[start of Data extract]
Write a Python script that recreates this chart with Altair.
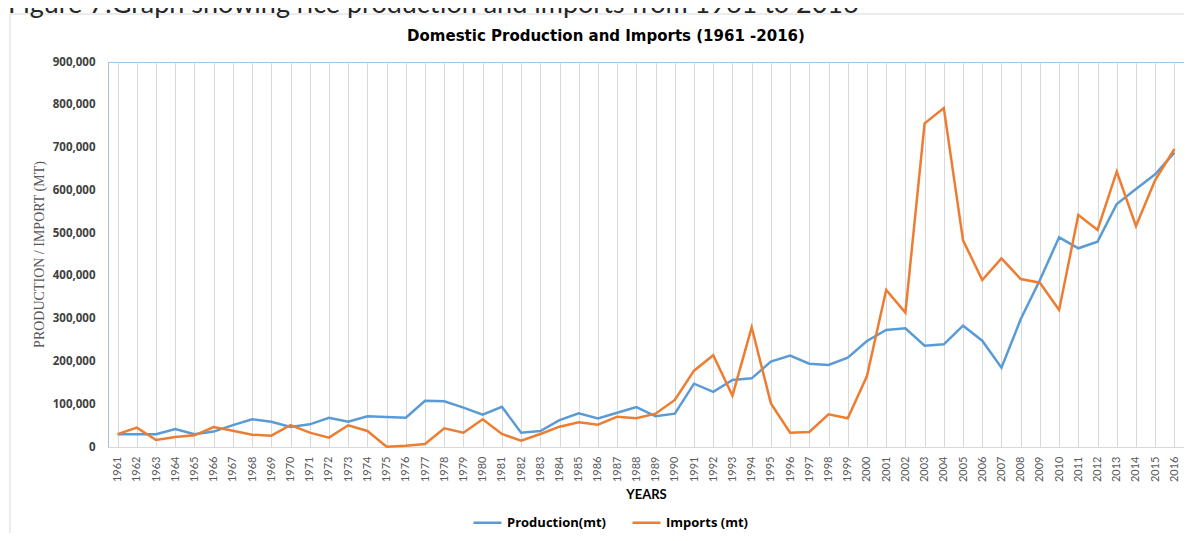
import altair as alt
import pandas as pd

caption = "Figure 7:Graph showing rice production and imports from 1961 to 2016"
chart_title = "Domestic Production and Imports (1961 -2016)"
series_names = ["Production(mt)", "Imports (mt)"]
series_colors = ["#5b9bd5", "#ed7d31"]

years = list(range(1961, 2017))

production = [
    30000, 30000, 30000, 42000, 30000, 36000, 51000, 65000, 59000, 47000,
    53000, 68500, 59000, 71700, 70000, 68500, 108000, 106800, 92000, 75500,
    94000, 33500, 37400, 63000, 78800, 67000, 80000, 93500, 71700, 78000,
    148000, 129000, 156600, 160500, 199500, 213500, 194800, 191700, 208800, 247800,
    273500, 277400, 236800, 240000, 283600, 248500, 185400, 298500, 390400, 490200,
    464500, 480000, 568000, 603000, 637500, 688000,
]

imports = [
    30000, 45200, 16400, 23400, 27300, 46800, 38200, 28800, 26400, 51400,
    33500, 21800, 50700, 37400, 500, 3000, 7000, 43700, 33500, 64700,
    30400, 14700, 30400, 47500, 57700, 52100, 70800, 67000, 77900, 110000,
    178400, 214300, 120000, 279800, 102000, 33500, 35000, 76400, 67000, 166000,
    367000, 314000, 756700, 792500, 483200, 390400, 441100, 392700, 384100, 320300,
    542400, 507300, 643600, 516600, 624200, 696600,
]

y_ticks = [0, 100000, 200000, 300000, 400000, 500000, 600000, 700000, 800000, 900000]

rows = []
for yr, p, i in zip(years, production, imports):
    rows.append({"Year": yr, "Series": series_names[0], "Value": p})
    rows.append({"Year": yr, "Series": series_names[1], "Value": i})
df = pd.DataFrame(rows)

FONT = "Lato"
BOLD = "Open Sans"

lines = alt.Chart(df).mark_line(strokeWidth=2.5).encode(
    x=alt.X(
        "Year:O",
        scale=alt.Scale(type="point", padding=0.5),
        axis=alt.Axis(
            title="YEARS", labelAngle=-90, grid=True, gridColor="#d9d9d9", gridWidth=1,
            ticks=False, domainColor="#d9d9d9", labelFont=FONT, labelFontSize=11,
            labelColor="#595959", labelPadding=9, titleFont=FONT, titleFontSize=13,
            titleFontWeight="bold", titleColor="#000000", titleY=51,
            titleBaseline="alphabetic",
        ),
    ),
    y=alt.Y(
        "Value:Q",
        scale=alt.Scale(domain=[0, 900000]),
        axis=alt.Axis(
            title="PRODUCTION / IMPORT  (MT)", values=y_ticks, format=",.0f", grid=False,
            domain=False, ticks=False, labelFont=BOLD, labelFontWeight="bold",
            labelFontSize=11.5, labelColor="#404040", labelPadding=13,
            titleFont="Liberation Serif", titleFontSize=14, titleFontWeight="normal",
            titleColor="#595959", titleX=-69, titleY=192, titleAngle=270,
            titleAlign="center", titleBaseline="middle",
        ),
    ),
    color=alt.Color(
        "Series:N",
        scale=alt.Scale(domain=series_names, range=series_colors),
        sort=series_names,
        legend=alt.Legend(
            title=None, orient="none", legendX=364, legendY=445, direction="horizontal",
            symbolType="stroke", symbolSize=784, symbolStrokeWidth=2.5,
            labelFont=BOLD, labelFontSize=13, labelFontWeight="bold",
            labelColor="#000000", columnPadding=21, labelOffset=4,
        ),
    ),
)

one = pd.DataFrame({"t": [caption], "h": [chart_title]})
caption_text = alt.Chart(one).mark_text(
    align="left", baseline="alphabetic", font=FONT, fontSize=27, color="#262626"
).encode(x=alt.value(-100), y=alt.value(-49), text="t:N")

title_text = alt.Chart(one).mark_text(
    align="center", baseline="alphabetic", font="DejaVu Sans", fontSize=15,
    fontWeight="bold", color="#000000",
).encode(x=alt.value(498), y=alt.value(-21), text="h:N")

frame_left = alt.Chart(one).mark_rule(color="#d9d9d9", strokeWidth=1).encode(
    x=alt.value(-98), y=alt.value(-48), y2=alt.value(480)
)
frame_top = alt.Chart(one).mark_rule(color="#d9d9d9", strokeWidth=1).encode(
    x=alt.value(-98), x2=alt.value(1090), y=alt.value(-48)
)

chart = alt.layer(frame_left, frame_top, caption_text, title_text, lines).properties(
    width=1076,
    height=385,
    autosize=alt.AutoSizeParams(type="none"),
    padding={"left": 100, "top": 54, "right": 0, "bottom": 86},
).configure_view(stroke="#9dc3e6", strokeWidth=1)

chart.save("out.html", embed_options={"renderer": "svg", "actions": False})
[end of Data extract]
Stated task: Images in the data above are to be skipped. Retype all other material exactly.

Complete answer:
Write a Python script that recreates this chart with Altair.
import altair as alt
import pandas as pd

caption = "Figure 7:Graph showing rice production and imports from 1961 to 2016"
chart_title = "Domestic Production and Imports (1961 -2016)"
series_names = ["Production(mt)", "Imports (mt)"]
series_colors = ["#5b9bd5", "#ed7d31"]

years = list(range(1961, 2017))

production = [
    30000, 30000, 30000, 42000, 30000, 36000, 51000, 65000, 59000, 47000,
    53000, 68500, 59000, 71700, 70000, 68500, 108000, 106800, 92000, 75500,
    94000, 33500, 37400, 63000, 78800, 67000, 80000, 93500, 71700, 78000,
    148000, 129000, 156600, 160500, 199500, 213500, 194800, 191700, 208800, 247800,
    273500, 277400, 236800, 240000, 283600, 248500, 185400, 298500, 390400, 490200,
    464500, 480000, 568000, 603000, 637500, 688000,
]

imports = [
    30000, 45200, 16400, 23400, 27300, 46800, 38200, 28800, 26400, 51400,
    33500, 21800, 50700, 37400, 500, 3000, 7000, 43700, 33500, 64700,
    30400, 14700, 30400, 47500, 57700, 52100, 70800, 67000, 77900, 110000,
    178400, 214300, 120000, 279800, 102000, 33500, 35000, 76400, 67000, 166000,
    367000, 314000, 756700, 792500, 483200, 390400, 441100, 392700, 384100, 320300,
    542400, 507300, 643600, 516600, 624200, 696600,
]

y_ticks = [0, 100000, 200000, 300000, 400000, 500000, 600000, 700000, 800000, 900000]

rows = []
for yr, p, i in zip(years, production, imports):
    rows.append({"Year": yr, "Series": series_names[0], "Value": p})
    rows.append({"Year": yr, "Series": series_names[1], "Value": i})
df = pd.DataFrame(rows)

FONT = "Lato"
BOLD = "Open Sans"

lines = alt.Chart(df).mark_line(strokeWidth=2.5).encode(
    x=alt.X(
        "Year:O",
        scale=alt.Scale(type="point", padding=0.5),
        axis=alt.Axis(
            title="YEARS", labelAngle=-90, grid=True, gridColor="#d9d9d9", gridWidth=1,
            ticks=False, domainColor="#d9d9d9", labelFont=FONT, labelFontSize=11,
            labelColor="#595959", labelPadding=9, titleFont=FONT, titleFontSize=13,
            titleFontWeight="bold", titleColor="#000000", titleY=51,
            titleBaseline="alphabetic",
        ),
    ),
    y=alt.Y(
        "Value:Q",
        scale=alt.Scale(domain=[0, 900000]),
        axis=alt.Axis(
            title="PRODUCTION / IMPORT  (MT)", values=y_ticks, format=",.0f", grid=False,
            domain=False, ticks=False, labelFont=BOLD, labelFontWeight="bold",
            labelFontSize=11.5, labelColor="#404040", labelPadding=13,
            titleFont="Liberation Serif", titleFontSize=14, titleFontWeight="normal",
            titleColor="#595959", titleX=-69, titleY=192, titleAngle=270,
            titleAlign="center", titleBaseline="middle",
        ),
    ),
    color=alt.Color(
        "Series:N",
        scale=alt.Scale(domain=series_names, range=series_colors),
        sort=series_names,
        legend=alt.Legend(
            title=None, orient="none", legendX=364, legendY=445, direction="horizontal",
            symbolType="stroke", symbolSize=784, symbolStrokeWidth=2.5,
            labelFont=BOLD, labelFontSize=13, labelFontWeight="bold",
            labelColor="#000000", columnPadding=21, labelOffset=4,
        ),
    ),
)

one = pd.DataFrame({"t": [caption], "h": [chart_title]})
caption_text = alt.Chart(one).mark_text(
    align="left", baseline="alphabetic", font=FONT, fontSize=27, color="#262626"
).encode(x=alt.value(-100), y=alt.value(-49), text="t:N")

title_text = alt.Chart(one).mark_text(
    align="center", baseline="alphabetic", font="DejaVu Sans", fontSize=15,
    fontWeight="bold", color="#000000",
).encode(x=alt.value(498), y=alt.value(-21), text="h:N")

frame_left = alt.Chart(one).mark_rule(color="#d9d9d9", strokeWidth=1).encode(
    x=alt.value(-98), y=alt.value(-48), y2=alt.value(480)
)
frame_top = alt.Chart(one).mark_rule(color="#d9d9d9", strokeWidth=1).encode(
    x=alt.value(-98), x2=alt.value(1090), y=alt.value(-48)
)

chart = alt.layer(frame_left, frame_top, caption_text, title_text, lines).properties(
    width=1076,
    height=385,
    autosize=alt.AutoSizeParams(type="none"),
    padding={"left": 100, "top": 54, "right": 0, "bottom": 86},
).configure_view(stroke="#9dc3e6", strokeWidth=1)

chart.save("out.html", embed_options={"renderer": "svg", "actions": False})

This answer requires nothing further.